Handwritten Parsers & Lexers in Go (Gopher Academy Blog)

Handwritten Parsers & Lexers in Go


(原文地址  https://blog.gopheracademy.com/advent-2014/parsers-lexers/)

In these days of web apps and REST APIs it seems that writing parsers is a dying art. You may think parsers are a complex undertaking only reserved for programming language designers but I’d like to dispel this idea. Over the past few years I’ve written parsers for JSON, CSS3, and database query languages and the more that I write parsers the more that I love them.

The Basics

Let’s start off with the basics: what is a lexer and what is a parser? When we parse a language (or, technically, a “formal grammar”) we do it in two phases. First we break up series of characters into tokens. For a SQL-like language these tokens may be “whitespace”, “number”, “SELECT”, etc. This process is called lexing (or tokenizing or scanning).

Take this simple SQL SELECT statement as an example:

SELECT * FROM mytable

When we tokenize this string we’d see it as:

`SELECT` • `WS` • `ASTERISK` • `WS` • `FROM` • `WS` • `STRING<"mytable">`

This process, called lexical analysis, is similar to how we break up words in a sentence when we read. These tokens then get fed to a parser which performs semantic analysis.

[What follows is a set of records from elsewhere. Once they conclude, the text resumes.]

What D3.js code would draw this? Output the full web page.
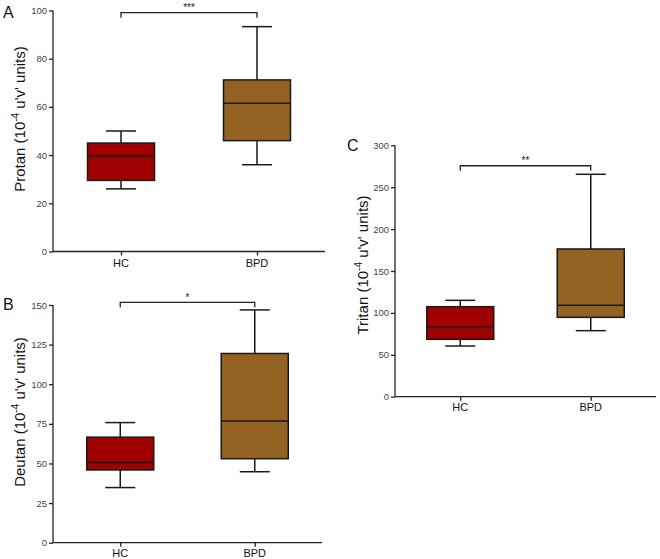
<!DOCTYPE html>
<html><head><meta charset="utf-8">
<script src="https://cdn.jsdelivr.net/npm/d3@7/dist/d3.min.js"></script>
<style>body{margin:0;background:#fff;}svg{display:block;font-family:"Liberation Sans",Arial,sans-serif;}</style>
</head><body>
<svg id="c" width="660" height="559"></svg>
<script>
const categories = ["HC", "BPD"];
const colors = ["#a00000", "#936122"];
// [low whisker, Q1, median, Q3, high whisker]
const protanHC = [26, 29.5, 39.5, 45, 50];
const protanBPD = [36, 46, 61.5, 71.2, 93.3];
const deutanHC = [34.8, 45.9, 50.6, 66.6, 75.8];
const deutanBPD = [44.8, 53, 76.8, 119.4, 146.9];
const tritanHC = [60.5, 68.5, 83.5, 107.4, 115];
const tritanBPD = [78.8, 94.7, 109, 176.3, 265.4];
const protanTicks = [0, 20, 40, 60, 80, 100];
const deutanTicks = [0, 25, 50, 75, 100, 125, 150];
const tritanTicks = [0, 50, 100, 150, 200, 250, 300];
const panelLetters = ["A", "B", "C"];
const axisNames = ["Protan", "Deutan", "Tritan"];
const significance = ["***", "*", "**"];
const bracketValues = [99.1, 151.7, 275.6];

const panels = [
  {letter: panelLetters[0], name: axisNames[0], data: [protanHC, protanBPD], ticks: protanTicks, sig: significance[0], bracket: bracketValues[0],
   x0: 53, x1: 325, yTop: 10.5, yBot: 251.5, max: 100, letterPos: [3, 18], labelPos: [25, 119], catY: 267},
  {letter: panelLetters[1], name: axisNames[1], data: [deutanHC, deutanBPD], ticks: deutanTicks, sig: significance[1], bracket: bracketValues[1],
   x0: 53, x1: 322, yTop: 305, yBot: 542.7, max: 150, letterPos: [3, 310], labelPos: [25, 412], catY: 557},
  {letter: panelLetters[2], name: axisNames[2], data: [tritanHC, tritanBPD], ticks: tritanTicks, sig: significance[2], bracket: bracketValues[2],
   x0: 395, x1: 656, yTop: 145.3, yBot: 396.7, max: 300, letterPos: [347, 151], labelPos: [368, 265], catY: 411}
];

const svg = d3.select("#c");
const boxW = 67, capW = 30;

panels.forEach(p => {
  const g = svg.append("g");
  const y = d3.scaleLinear().domain([0, p.max]).range([p.yBot, p.yTop]);
  const x = d3.scalePoint().domain(categories).range([p.x0, p.x1]).padding(0.5);

  // y axis
  const ya = g.append("g").attr("transform", `translate(${p.x0},0)`)
    .call(d3.axisLeft(y).tickValues(p.ticks).tickSize(4).tickPadding(2).tickFormat(d3.format("d")));
  ya.select(".domain").attr("stroke", "#222").attr("stroke-width", 1.3).attr("d", `M0,${p.yTop}V${p.yBot}`);
  ya.selectAll(".tick line").attr("stroke", "#222").attr("stroke-width", 1.3);
  ya.selectAll(".tick text").attr("font-size", 9.5).attr("fill", "#444").attr("font-family", "Liberation Sans, Arial, sans-serif");

  // x axis
  const xa = g.append("g").attr("transform", `translate(0,${p.yBot})`)
    .call(d3.axisBottom(x).tickSize(4).tickFormat(() => ""));
  xa.select(".domain").attr("stroke", "#222").attr("stroke-width", 1.3).attr("d", `M${p.x0},0H${p.x1}`);
  xa.selectAll(".tick line").attr("stroke", "#222").attr("stroke-width", 1.3);
  categories.forEach(c => {
    g.append("text").attr("x", x(c)).attr("y", p.catY).attr("text-anchor", "middle")
      .attr("font-size", 11).attr("fill", "#111").text(c);
  });

  // boxes
  categories.forEach((c, i) => {
    const d = p.data[i];
    const cx = x(c);
    const bg = g.append("g").attr("stroke", "#1a1a1a").attr("stroke-width", 1.5);
    bg.append("line").attr("x1", cx).attr("x2", cx).attr("y1", y(d[3])).attr("y2", y(d[4]));
    bg.append("line").attr("x1", cx).attr("x2", cx).attr("y1", y(d[1])).attr("y2", y(d[0]));
    bg.append("line").attr("x1", cx - capW / 2).attr("x2", cx + capW / 2).attr("y1", y(d[4])).attr("y2", y(d[4]));
    bg.append("line").attr("x1", cx - capW / 2).attr("x2", cx + capW / 2).attr("y1", y(d[0])).attr("y2", y(d[0]));
    bg.append("rect").attr("x", cx - boxW / 2).attr("width", boxW)
      .attr("y", y(d[3])).attr("height", y(d[1]) - y(d[3])).attr("fill", colors[i]);
    bg.append("line").attr("x1", cx - boxW / 2).attr("x2", cx + boxW / 2).attr("y1", y(d[2])).attr("y2", y(d[2]));
  });

  // significance bracket
  const by = y(p.bracket);
  const xa0 = x(categories[0]), xa1 = x(categories[1]);
  g.append("path").attr("d", `M${xa0},${by + 5}V${by}H${xa1}V${by + 5}`)
    .attr("fill", "none").attr("stroke", "#222").attr("stroke-width", 1.3);
  g.append("text").attr("x", (xa0 + xa1) / 2).attr("y", by - 1.5).attr("text-anchor", "middle")
    .attr("font-size", 10).attr("fill", "#222").text(p.sig);

  // panel letter
  g.append("text").attr("x", p.letterPos[0]).attr("y", p.letterPos[1]).attr("font-size", 16)
    .attr("fill", "#111").text(p.letter);

  // y label
  const t = g.append("text").attr("transform", `translate(${p.labelPos[0]},${p.labelPos[1]}) rotate(-90)`)
    .attr("text-anchor", "middle").attr("font-size", 15).attr("fill", "#111");
  t.append("tspan").text(p.name + " (10");
  t.append("tspan").attr("dy", -6).attr("font-size", 10).text("-4");
  t.append("tspan").attr("dy", 6).text(" u'v' units)");
});
</script>
</body></html>
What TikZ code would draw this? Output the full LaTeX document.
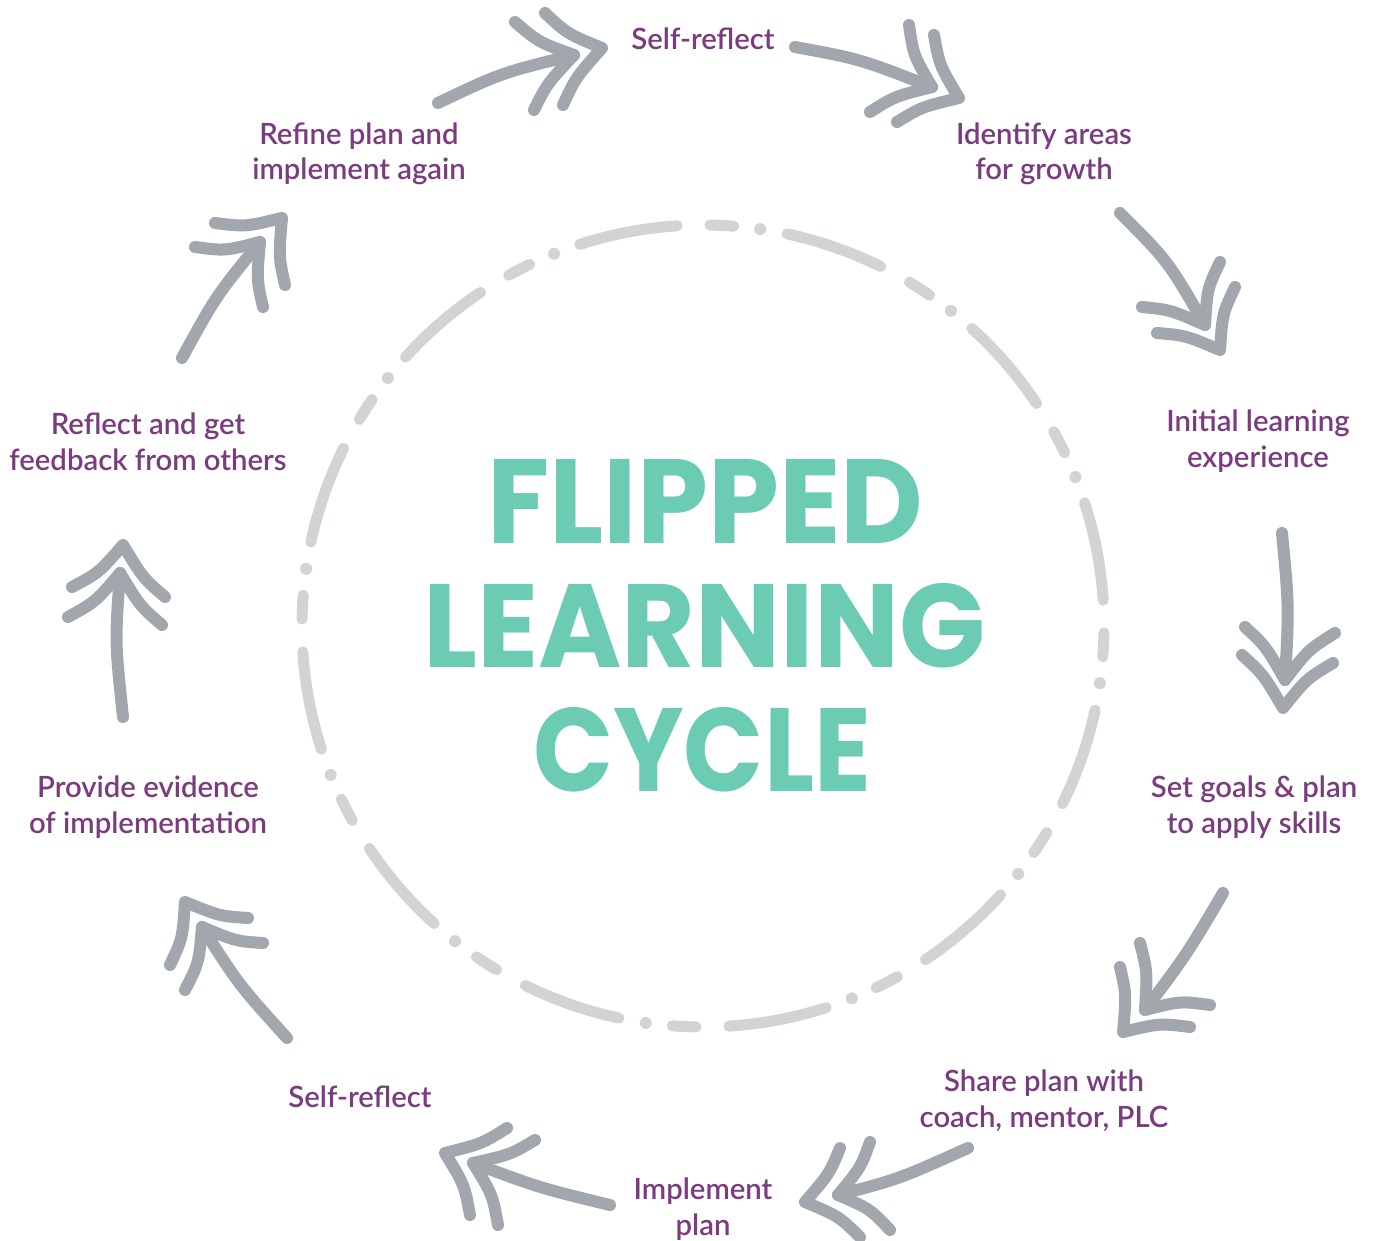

The parser’s job is to make sense of these tokens and make sure they’re in the right order. This is similar to how we derive meaning from combining words in a sentence. Our parser will construct an abstract syntax tree (AST) from our series of tokens and the AST is what our application will use.

In our SQL SELECT example, our AST may look like:

type SelectStatement struct {
	Fields []string
	TableName string
}

Parser Generators

Many people use parser generators to automatically write a parser and lexer for them. There are many tools made to do this: lex, yacc, ragel. There’s even a Go implementation of yacc built into the go toolchain.

However, after using parser generators many times I’ve found them to be problematic. First, they involve learning a new language to declare your language format. Second, they’re difficult to debug. For example, try reading the Ruby language’s yacc file. Eek!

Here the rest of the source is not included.